Про характер Марии Павловны долго и хорошо знавший ее Нестеров писал:

«Мария Павловна – человек с темпераментом, страстная, а потому и пристрастная. Явления жизни она, как и я, многогрешный, принимает под острым углом, освещая их очень ярко, почему и теневая сторона этих событий получается густая, черная…»

Нестеров же дал «сравнительную характеристику» супругов:

«Оба, согласные в главном, во взглядах на современную им жизнь, на общество того времени, разнились, так сказать, в „темпераментах“. Николай Александрович – всегда сдержанный, такой корректный; Мария Павловна – пылкая, непосредственная, нередко не владевшая собой, – но оба большой, хорошей культуры, образованные, глубоко честные».

О самом Николае Александровиче Нестеров писал:

«У Николая Александровича была цельная натура. Он всегда и везде держал себя открыто, без боязни выражая свои взгляды, он никогда не шел ни на какие сделки».

«Николай Александрович, правдивый, принципиальный, не выносил фальши ни в людях, ни в искусстве; он не терпел пошлости и людей, пораженных этим недугом».

«Николай Александрович не был, что принято называть, „политиком“, его действия не были хитросплетенными махинациями – они были просты, трезвы и прямолинейны. Он не знал и компромиссов. С его взглядами можно было расходиться, их оспоривать, но заподозрить в побуждениях мелких, недостойных – никогда. Нравственный облик его был чистый, нелицемерный».

Так писал Михаил Васильевич Нестеров в неопубликованной статье, вылившейся горячо, тотчас после смерти Ярошенко, и (что очень дорого) четыре с половиной десятилетия спустя в воспоминаниях о нем.
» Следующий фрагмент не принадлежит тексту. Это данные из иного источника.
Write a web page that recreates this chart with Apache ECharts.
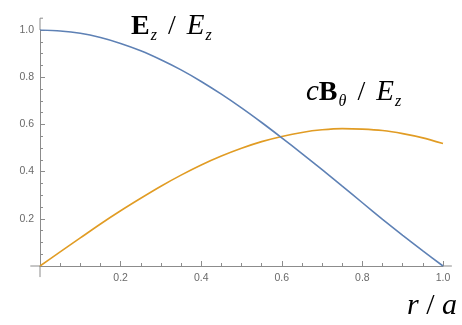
<!DOCTYPE html>
<html>
<head>
<meta charset="utf-8">
<script src="https://cdn.jsdelivr.net/npm/echarts@6/dist/echarts.min.js"></script>
<style>
html,body{margin:0;padding:0;background:#fff;}
#chart{width:462px;height:325px;}
</style>
</head>
<body>
<div id="chart"></div>
<script>
// r/a sample points
var rVals  = [0, 0.05, 0.1, 0.15, 0.2, 0.25, 0.3, 0.35, 0.4, 0.45, 0.5,
              0.55, 0.6, 0.65, 0.7, 0.75, 0.8, 0.85, 0.9, 0.95, 1.0];
// E_z / E_z (blue)
var ezVals = [1.000, 0.996, 0.986, 0.968, 0.943, 0.912, 0.874, 0.831, 0.782, 0.728, 0.670,
              0.608, 0.543, 0.476, 0.408, 0.338, 0.268, 0.198, 0.130, 0.064, 0.000];
// cB_theta / E_z (orange)
var cbVals = [0.000, 0.060, 0.119, 0.178, 0.234, 0.287, 0.338, 0.385, 0.428, 0.466, 0.499,
              0.527, 0.549, 0.566, 0.577, 0.582, 0.580, 0.574, 0.561, 0.543, 0.519];

var axisColor = '#8c8c8c';
var labelColor = '#6a6a6a';

function pairs(xs, ys){
  var out = [];
  for(var i = 0; i < xs.length; i++){ out.push([xs[i], ys[i]]); }
  return out;
}
function fmt(v){
  return v === 0 ? '' : v.toFixed(1);
}

var chart = echarts.init(document.getElementById('chart'), null, {renderer:'canvas'});

var serifRich = {
  b: {fontFamily:'Liberation Serif', fontWeight:'bold', fontSize:28, color:'#000'},
  i: {fontFamily:'Liberation Serif', fontStyle:'italic', fontSize:29, color:'#000'},
  n: {fontFamily:'Liberation Serif', fontSize:28, color:'#000', padding:[0,4,0,3]},
  s: {fontFamily:'Liberation Serif', fontStyle:'italic', fontSize:16, color:'#000', padding:[18,1,0,1]}
};

chart.setOption({
  animation: false,
  backgroundColor: '#fff',
  grid: {left:40, right:19, top:30, bottom:59},
  xAxis: {
    type:'value', min:0, max:1, interval:0.2,
    axisLine:{lineStyle:{color:axisColor, width:1}},
    axisTick:{inside:true, length:5, lineStyle:{color:axisColor}},
    minorTick:{show:true, splitNumber:4, length:3, lineStyle:{color:axisColor}},
    splitLine:{show:false},
    axisLabel:{color:labelColor, fontSize:10.5, fontFamily:'Liberation Sans', margin:7, formatter:fmt}
  },
  yAxis: {
    type:'value', min:0, max:1, interval:0.2,
    axisLine:{lineStyle:{color:axisColor, width:1}},
    axisTick:{inside:true, length:5, lineStyle:{color:axisColor}},
    minorTick:{show:true, splitNumber:4, length:3, lineStyle:{color:axisColor}},
    splitLine:{show:false},
    axisLabel:{color:labelColor, fontSize:10.5, fontFamily:'Liberation Sans', margin:6, formatter:fmt}
  },
  series: [
    {type:'line', data:pairs(rVals, ezVals), smooth:0.25, showSymbol:false,
     lineStyle:{color:'#5e81b5', width:1.6}, z:3},
    {type:'line', data:pairs(rVals, cbVals), smooth:0.25, showSymbol:false,
     lineStyle:{color:'#e19c24', width:1.6}, z:2}
  ]
});

// Mathematica-style axis overhangs, placed through the grid's own scale
var p = function(x, y){ return chart.convertToPixel({gridIndex:0}, [x, y]); };
var o = p(0, 0), xl = p(-0.024, 0), xr = p(1.022, 0), yb = p(0, -0.047), yt = p(0, 1.05);
var line = function(a, b){
  return {type:'line', silent:true, shape:{x1:a[0], y1:a[1], x2:b[0], y2:b[1]},
          style:{stroke:axisColor, lineWidth:1}};
};
chart.setOption({
  graphic: [
    line(xl, o), line(p(1, 0), xr), line(yb, o), line(p(0, 1), yt),
    line(yt, [yt[0] + 3, yt[1]]),
    {type:'text', left:131, top:12, silent:true,
     style:{text:'{b|E}{s|z}{n| / }{i|E}{s|z}', rich:serifRich}},
    {type:'text', left:306, top:78, silent:true,
     style:{text:'{i|c}{b|B}{s|θ}{n| / }{i|E}{s|z}', rich:serifRich}},
    {type:'text', left:407, top:291, silent:true,
     style:{text:'{i|r}{n| / }{i|a}', rich:{
       i:{fontFamily:'Liberation Serif', fontStyle:'italic', fontSize:30, color:'#000'},
       n:{fontFamily:'Liberation Serif', fontSize:30, color:'#000'}}}}
  ]
});
</script>
</body>
</html>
Характеристики Нестерова можно без труда подкрепить свидетельствами других современников – вряд ли стоит делать это. Нестеров сказал главное – то, что, по существу, говорят все остальные. Нестерову можно верить, особенно когда дело касается похвал: склонный «принимать под острым углом» людей и явления жизни, он нелицеприятен в оценках.

Незадолго до смерти Ярошенко Нестеров напишет его портрет, но замечателен и словесный портрет, который можно датировать десятью годами раньше, серединой восьмидесятых годов, – это время знакомства двух художников:

«Николай Александрович понравился мне с первого взгляда: при военной выправке в нем было какое-то своеобразное изящество, было нечто для меня привлекательное. Его лицо внушало доверие, и, узнав его позднее, я всегда верил ему (бывают такие счастливые лица). Гармония внутренняя и внешняя чувствовалась в каждой его мысли, слове, движении его».

Эта гармония, внутренняя и внешняя, схвачена также в другом словесном портрете, принадлежащем тоже художнице, Анне Ивановне Менделеевой, жене великого нашего ученого – Дмитрия Ивановича. Менделеевы – друзья Ярошенко и посетители «суббот»; Дмитрий Иванович, правда, не всегда находил время посетить субботнее собрание, но Анна Ивановна – непременный гость, по субботам она отправлялась к Ярошенко, как «на службу» (шутил Дмитрий Иванович).

«Николай Александрович, артиллерист, среднего роста, несколько худощавый, с копной черных с проседью волнистых волос, стоящих кверху, – рассказывает Менделеева. – Светло-карие глаза, небольшая черная борода, черты лица неправильные, по симпатичные. Трудно передать неуловимый, своеобразный, духовный образ этого человека. Тонкий, чуткий, все понимающий, проницательный, спокойно, одним словом, полным юмора, он осветит все, как захочет. А хочет он всегда правды. Мягкий в движениях, он кремень духом».

«Редкой красоты люди», – сказал Нестеров о супругах Ярошенко, когда ни его, ни ее уже не было в живых (он, конечно, имел в виду не одну только внешность).

Вряд ли есть надобность приводить обычные упоминания мемуаристов о царивших в доме Ярошенко радушии и гостеприимстве – иначе как могли бы двадцать с лишним лет просуществовать «субботы», просуществовать с завидном постоянством и еще более завидной привлекательностью?

Десятки людей спешили всякую субботу в дом на Сергиевской, преодолевали крутизну лестницы, расписанной по стенам цветами и амурами, и, раскланявшись на пути с неподвижно улыбающимися китайцами и церемонными китаянками, надышавшись запаха «жареного крокодила», поворачивали бронзовый ключик звонка, вделанного в тяжелую резную дверь квартиры верхнего этажа.